The audit examined how State Superintendent of Public Instruction Tom Torlakson has handled the troubled school district. The results:
“The district has yet to demonstrate significant improvements to its finances.”
“The district has continued to spend more than it earns in revenues despite being under the control of the state superintendent and despite a dramatic increase in revenue due to how the state determines funding amounts for school districts.”
“Declining enrollment within the district remains a significant long-term financial problem.”
“The budget did not consider potential cost increases for salaries and benefits.”
“The state superintendent should have analyzed the county office of education’s fiscal oversight of the district before the State’s takeover as required by state law.”
“Over the last three years, the state superintendent has appointed four different individuals to lead the district – such inconsistent leadership could affect the district’s progress.”
The Inglewood Unified School District began the process of placing itself under state control when its five-member school board requested emergency funding from the state in July 2012. Citing the possibility that it would be fiscally insolvent by January 2013, the district’s governing board adopted a resolution requesting financial assistance, and in September 2012, the governor signed SB 533 (Chapter 325, Statutes of 2012) that authorized up to $55 million in emergency funding.
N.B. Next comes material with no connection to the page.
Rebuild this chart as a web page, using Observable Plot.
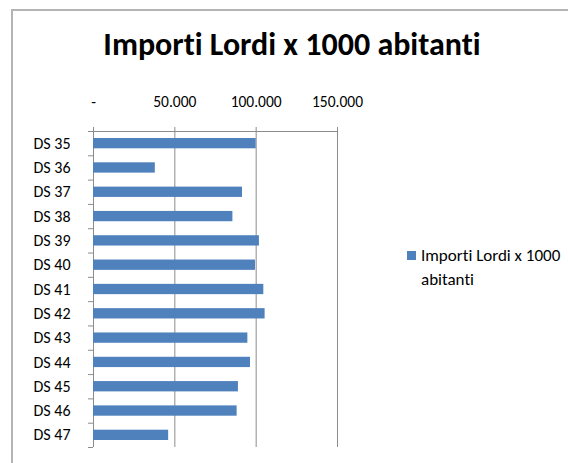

This action also required the state superintendent of public instruction to assume control of the district, through his appointed state administrator, until both he and his state administrator conclude that the district can sustain the improvements made in its finances and operations to warrant its return to local control.
“The district has yet to demonstrate significant improvements to its finances or operations,” the auditor stated. “Although various recovery plans exist, there is no clearly stated and publicly available action plan prioritizing where the district needs to improve and how such improvement will be achieved.” (Source: California State Auditor, Report 2015-101, November 5.)